══ The input ══
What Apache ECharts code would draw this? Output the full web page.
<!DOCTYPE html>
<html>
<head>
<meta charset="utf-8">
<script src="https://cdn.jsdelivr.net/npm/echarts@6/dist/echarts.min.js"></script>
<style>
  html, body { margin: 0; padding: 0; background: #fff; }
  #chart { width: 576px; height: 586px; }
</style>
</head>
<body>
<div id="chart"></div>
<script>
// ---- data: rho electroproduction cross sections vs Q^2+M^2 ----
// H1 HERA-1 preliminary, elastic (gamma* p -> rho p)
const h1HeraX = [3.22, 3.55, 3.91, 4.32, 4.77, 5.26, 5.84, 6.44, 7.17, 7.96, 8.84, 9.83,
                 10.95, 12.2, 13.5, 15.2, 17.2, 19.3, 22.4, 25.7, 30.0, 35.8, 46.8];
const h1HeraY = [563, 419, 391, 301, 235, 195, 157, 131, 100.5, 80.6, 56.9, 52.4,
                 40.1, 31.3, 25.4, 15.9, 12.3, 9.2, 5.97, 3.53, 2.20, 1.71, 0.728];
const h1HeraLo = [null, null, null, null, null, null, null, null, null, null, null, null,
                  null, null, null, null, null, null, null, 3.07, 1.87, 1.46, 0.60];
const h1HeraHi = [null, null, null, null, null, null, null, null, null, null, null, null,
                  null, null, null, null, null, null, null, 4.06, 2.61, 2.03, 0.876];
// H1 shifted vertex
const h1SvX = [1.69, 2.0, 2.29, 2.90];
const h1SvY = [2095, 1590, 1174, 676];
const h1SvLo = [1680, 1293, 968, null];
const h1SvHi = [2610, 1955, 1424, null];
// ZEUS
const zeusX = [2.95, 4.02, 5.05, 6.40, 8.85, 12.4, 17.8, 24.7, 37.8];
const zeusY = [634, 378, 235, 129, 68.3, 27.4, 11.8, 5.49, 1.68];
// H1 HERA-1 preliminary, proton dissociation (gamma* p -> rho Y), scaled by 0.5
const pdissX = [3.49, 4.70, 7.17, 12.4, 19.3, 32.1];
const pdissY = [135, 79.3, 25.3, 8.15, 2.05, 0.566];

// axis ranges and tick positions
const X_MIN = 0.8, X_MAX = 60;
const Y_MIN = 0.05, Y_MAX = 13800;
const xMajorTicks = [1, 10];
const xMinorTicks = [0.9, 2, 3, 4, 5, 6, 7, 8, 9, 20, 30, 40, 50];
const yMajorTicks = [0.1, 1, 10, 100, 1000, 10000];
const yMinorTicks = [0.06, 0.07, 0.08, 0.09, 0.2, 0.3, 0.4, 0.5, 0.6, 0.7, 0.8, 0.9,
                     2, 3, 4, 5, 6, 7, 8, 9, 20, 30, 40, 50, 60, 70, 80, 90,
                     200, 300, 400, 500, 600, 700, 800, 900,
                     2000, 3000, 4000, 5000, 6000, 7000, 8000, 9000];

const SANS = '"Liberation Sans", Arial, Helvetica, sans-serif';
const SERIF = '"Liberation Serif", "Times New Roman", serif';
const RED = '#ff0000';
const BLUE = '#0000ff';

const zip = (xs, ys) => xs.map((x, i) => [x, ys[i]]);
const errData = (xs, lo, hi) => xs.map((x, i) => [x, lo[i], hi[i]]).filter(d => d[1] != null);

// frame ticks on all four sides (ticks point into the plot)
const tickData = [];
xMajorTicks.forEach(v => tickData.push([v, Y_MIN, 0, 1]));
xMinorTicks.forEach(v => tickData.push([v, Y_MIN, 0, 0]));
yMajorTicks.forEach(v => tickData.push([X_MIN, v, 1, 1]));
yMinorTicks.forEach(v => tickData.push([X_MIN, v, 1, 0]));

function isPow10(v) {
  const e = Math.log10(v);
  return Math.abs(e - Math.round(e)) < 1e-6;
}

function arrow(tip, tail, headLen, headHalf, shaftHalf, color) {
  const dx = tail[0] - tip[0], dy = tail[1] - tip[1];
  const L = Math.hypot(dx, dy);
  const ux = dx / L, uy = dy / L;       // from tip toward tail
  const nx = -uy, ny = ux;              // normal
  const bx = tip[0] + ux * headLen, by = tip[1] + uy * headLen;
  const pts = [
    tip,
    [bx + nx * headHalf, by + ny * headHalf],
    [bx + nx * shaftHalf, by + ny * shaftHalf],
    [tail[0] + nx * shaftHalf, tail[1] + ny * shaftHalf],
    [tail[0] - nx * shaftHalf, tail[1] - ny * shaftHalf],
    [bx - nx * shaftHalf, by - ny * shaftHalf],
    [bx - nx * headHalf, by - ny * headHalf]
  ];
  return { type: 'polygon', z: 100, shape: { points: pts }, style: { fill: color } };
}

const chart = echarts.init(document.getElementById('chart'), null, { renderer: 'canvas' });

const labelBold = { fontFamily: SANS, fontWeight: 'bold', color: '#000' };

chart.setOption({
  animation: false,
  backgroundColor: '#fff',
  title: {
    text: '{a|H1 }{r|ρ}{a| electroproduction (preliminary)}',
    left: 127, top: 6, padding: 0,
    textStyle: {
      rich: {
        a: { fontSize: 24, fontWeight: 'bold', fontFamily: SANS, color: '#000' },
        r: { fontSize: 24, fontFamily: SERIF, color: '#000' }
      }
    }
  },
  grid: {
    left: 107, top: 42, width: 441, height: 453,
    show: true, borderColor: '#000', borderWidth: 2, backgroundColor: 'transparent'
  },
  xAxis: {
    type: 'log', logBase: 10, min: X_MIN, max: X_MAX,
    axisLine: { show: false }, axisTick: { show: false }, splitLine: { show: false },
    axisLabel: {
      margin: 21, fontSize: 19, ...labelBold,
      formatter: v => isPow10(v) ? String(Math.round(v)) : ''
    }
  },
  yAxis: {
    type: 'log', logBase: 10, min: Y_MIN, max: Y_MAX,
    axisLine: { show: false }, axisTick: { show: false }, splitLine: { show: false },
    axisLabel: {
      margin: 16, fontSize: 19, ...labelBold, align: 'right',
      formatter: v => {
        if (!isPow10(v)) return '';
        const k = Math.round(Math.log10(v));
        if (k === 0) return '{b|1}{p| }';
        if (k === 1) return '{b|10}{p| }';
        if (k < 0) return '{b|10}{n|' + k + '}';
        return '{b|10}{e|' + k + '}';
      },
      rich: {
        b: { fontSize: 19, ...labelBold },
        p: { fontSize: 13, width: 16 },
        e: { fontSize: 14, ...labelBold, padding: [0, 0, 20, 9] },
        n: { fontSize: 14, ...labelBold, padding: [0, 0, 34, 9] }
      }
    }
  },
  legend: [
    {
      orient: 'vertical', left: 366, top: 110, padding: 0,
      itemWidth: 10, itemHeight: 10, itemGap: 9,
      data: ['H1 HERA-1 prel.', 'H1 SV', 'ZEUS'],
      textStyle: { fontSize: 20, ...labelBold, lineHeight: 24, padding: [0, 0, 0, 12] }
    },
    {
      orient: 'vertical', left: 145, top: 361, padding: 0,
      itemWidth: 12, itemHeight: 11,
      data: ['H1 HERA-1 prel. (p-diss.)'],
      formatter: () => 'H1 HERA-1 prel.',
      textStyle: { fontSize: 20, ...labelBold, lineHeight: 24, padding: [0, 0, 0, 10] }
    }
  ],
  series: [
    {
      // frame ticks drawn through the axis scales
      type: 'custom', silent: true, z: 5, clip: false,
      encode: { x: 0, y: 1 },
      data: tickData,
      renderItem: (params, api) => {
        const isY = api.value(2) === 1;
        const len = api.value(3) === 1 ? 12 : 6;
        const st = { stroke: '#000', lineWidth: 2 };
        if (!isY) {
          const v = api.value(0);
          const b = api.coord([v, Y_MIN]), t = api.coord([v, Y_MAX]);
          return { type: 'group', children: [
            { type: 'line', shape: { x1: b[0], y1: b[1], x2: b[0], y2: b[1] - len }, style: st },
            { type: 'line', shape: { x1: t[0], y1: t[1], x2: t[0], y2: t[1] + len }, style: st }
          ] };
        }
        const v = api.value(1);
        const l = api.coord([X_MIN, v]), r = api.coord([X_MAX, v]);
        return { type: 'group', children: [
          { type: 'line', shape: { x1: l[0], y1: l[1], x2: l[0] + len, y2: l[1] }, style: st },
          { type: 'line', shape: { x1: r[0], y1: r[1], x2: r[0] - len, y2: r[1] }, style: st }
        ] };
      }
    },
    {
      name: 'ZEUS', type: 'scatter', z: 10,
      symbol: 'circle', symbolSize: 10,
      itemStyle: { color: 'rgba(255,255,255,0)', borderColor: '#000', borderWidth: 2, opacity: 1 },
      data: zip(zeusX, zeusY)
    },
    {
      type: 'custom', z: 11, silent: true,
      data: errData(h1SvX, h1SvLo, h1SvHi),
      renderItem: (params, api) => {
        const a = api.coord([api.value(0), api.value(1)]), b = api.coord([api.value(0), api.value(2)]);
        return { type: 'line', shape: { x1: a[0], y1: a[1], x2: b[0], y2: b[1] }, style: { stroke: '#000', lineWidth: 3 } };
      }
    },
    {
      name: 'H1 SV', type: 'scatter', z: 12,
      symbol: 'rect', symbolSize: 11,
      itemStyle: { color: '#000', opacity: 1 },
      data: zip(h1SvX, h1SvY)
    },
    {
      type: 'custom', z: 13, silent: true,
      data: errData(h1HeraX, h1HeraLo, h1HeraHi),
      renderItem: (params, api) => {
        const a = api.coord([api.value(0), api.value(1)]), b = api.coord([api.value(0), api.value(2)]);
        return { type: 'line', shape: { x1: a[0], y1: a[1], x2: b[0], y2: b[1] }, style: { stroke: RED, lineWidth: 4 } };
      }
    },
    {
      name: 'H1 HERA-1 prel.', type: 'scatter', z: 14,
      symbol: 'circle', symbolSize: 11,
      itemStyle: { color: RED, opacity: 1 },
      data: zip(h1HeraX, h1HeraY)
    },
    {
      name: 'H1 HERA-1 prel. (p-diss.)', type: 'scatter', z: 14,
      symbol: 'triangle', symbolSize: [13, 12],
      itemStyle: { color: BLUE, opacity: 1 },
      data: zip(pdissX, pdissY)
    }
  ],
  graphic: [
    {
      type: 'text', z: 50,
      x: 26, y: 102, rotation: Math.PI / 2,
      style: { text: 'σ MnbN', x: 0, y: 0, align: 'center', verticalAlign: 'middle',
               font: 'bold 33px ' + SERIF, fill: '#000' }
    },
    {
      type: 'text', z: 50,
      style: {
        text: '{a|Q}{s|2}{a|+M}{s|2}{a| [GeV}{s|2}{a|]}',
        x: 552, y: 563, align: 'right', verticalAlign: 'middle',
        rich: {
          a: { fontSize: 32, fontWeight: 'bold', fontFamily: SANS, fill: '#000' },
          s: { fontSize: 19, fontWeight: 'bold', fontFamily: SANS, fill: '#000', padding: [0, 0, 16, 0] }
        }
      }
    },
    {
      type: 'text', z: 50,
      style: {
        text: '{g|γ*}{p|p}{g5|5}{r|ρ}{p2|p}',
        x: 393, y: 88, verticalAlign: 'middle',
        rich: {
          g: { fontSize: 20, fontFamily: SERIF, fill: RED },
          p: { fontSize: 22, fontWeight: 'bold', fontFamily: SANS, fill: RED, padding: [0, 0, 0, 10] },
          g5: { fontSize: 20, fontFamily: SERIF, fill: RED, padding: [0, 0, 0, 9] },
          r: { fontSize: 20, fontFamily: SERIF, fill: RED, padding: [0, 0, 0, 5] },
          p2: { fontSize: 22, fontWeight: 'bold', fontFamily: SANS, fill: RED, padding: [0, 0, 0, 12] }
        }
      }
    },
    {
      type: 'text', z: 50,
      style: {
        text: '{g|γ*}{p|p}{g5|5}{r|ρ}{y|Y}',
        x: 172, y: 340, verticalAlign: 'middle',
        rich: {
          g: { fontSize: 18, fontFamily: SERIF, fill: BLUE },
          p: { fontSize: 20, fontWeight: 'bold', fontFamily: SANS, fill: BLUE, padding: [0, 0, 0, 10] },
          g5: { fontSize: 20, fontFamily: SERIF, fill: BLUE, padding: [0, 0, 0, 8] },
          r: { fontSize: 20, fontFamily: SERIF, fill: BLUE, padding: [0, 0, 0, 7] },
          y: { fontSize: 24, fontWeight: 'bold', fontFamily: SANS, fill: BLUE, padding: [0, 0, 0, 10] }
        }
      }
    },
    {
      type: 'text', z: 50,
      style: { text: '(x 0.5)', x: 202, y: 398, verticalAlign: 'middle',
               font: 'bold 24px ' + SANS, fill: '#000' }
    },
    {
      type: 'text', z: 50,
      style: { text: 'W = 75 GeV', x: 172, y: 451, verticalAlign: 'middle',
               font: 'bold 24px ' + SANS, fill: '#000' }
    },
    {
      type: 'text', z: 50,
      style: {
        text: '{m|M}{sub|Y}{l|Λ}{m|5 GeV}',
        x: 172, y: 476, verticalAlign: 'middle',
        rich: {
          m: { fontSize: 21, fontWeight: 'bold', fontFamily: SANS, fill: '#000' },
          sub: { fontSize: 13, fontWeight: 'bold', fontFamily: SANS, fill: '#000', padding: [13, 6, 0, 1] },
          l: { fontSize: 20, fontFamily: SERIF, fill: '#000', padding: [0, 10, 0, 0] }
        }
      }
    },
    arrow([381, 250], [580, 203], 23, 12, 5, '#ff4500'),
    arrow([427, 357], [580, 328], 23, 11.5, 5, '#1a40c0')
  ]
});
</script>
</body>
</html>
═══
══ The input ══
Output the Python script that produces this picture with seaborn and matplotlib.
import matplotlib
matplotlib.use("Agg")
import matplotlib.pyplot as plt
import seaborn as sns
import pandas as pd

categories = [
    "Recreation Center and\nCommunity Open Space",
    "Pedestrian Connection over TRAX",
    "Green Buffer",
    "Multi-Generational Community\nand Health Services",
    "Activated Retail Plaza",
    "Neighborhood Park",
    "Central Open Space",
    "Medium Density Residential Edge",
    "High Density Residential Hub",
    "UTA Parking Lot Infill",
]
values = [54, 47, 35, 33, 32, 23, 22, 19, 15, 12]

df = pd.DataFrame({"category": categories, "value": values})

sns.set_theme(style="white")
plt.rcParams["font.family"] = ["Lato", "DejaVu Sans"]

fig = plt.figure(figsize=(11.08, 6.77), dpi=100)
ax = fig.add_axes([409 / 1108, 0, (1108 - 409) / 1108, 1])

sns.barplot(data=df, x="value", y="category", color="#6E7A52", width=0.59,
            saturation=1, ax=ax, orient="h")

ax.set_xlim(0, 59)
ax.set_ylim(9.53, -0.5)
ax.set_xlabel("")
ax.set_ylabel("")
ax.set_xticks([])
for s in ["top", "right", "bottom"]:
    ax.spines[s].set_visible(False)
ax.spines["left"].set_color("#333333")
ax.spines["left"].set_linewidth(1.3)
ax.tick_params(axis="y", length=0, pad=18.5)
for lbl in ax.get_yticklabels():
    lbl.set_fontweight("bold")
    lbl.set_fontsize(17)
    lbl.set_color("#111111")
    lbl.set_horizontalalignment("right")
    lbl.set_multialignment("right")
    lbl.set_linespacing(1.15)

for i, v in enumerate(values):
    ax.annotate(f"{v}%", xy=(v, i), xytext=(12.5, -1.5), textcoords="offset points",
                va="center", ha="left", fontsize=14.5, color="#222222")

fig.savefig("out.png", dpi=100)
═══
══ The input ══
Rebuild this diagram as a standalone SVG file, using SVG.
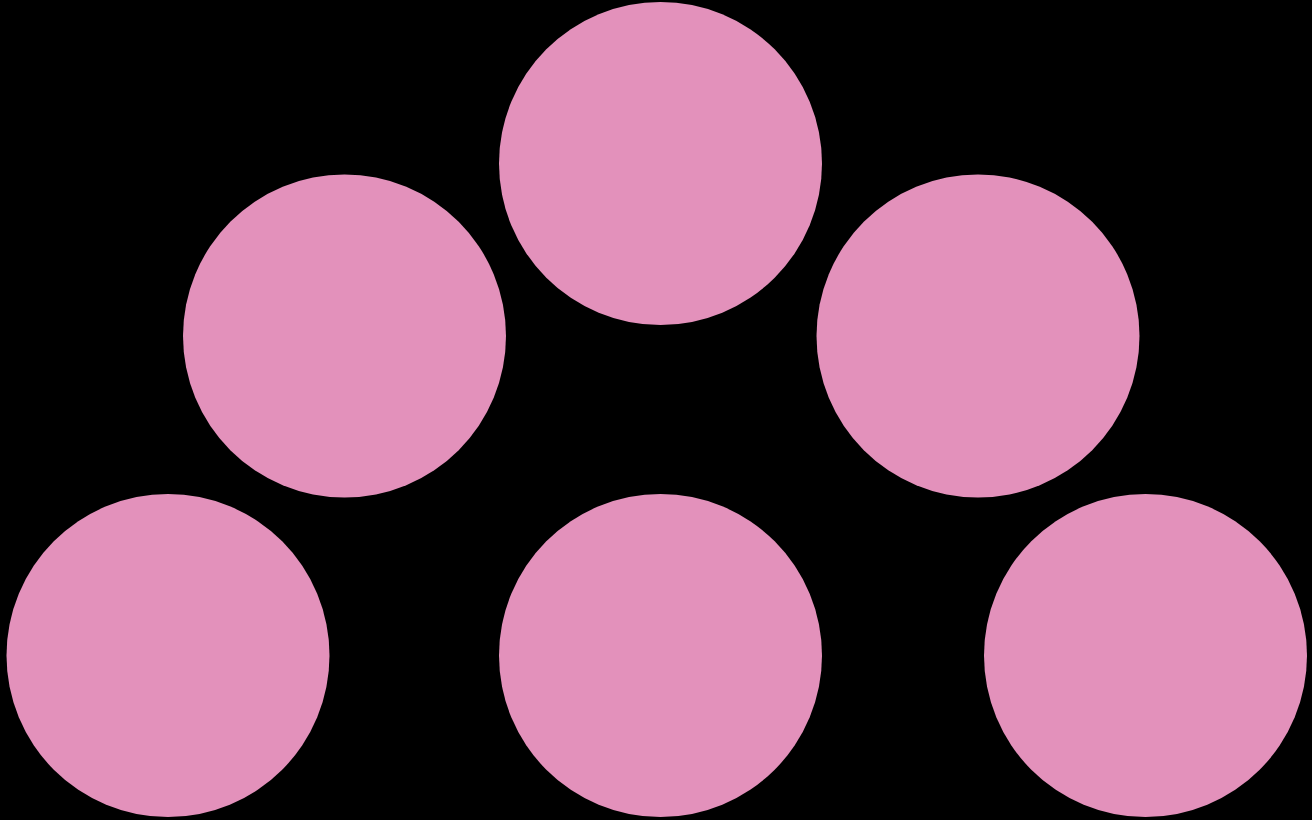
═══
● What you will do: Reproduce, without alteration, solely the lines beginning at the line that includes "What Apache ECharts" and ending at the line that includes "const pdissY = [135, 79.3, 25.3, 8.15, 2.05, 0.566];", both lines included.

● Answer:
What Apache ECharts code would draw this? Output the full web page.
<!DOCTYPE html>
<html>
<head>
<meta charset="utf-8">
<script src="https://cdn.jsdelivr.net/npm/echarts@6/dist/echarts.min.js"></script>
<style>
  html, body { margin: 0; padding: 0; background: #fff; }
  #chart { width: 576px; height: 586px; }
</style>
</head>
<body>
<div id="chart"></div>
<script>
// ---- data: rho electroproduction cross sections vs Q^2+M^2 ----
// H1 HERA-1 preliminary, elastic (gamma* p -> rho p)
const h1HeraX = [3.22, 3.55, 3.91, 4.32, 4.77, 5.26, 5.84, 6.44, 7.17, 7.96, 8.84, 9.83,
                 10.95, 12.2, 13.5, 15.2, 17.2, 19.3, 22.4, 25.7, 30.0, 35.8, 46.8];
const h1HeraY = [563, 419, 391, 301, 235, 195, 157, 131, 100.5, 80.6, 56.9, 52.4,
                 40.1, 31.3, 25.4, 15.9, 12.3, 9.2, 5.97, 3.53, 2.20, 1.71, 0.728];
const h1HeraLo = [null, null, null, null, null, null, null, null, null, null, null, null,
                  null, null, null, null, null, null, null, 3.07, 1.87, 1.46, 0.60];
const h1HeraHi = [null, null, null, null, null, null, null, null, null, null, null, null,
                  null, null, null, null, null, null, null, 4.06, 2.61, 2.03, 0.876];
// H1 shifted vertex
const h1SvX = [1.69, 2.0, 2.29, 2.90];
const h1SvY = [2095, 1590, 1174, 676];
const h1SvLo = [1680, 1293, 968, null];
const h1SvHi = [2610, 1955, 1424, null];
// ZEUS
const zeusX = [2.95, 4.02, 5.05, 6.40, 8.85, 12.4, 17.8, 24.7, 37.8];
const zeusY = [634, 378, 235, 129, 68.3, 27.4, 11.8, 5.49, 1.68];
// H1 HERA-1 preliminary, proton dissociation (gamma* p -> rho Y), scaled by 0.5
const pdissX = [3.49, 4.70, 7.17, 12.4, 19.3, 32.1];
const pdissY = [135, 79.3, 25.3, 8.15, 2.05, 0.566];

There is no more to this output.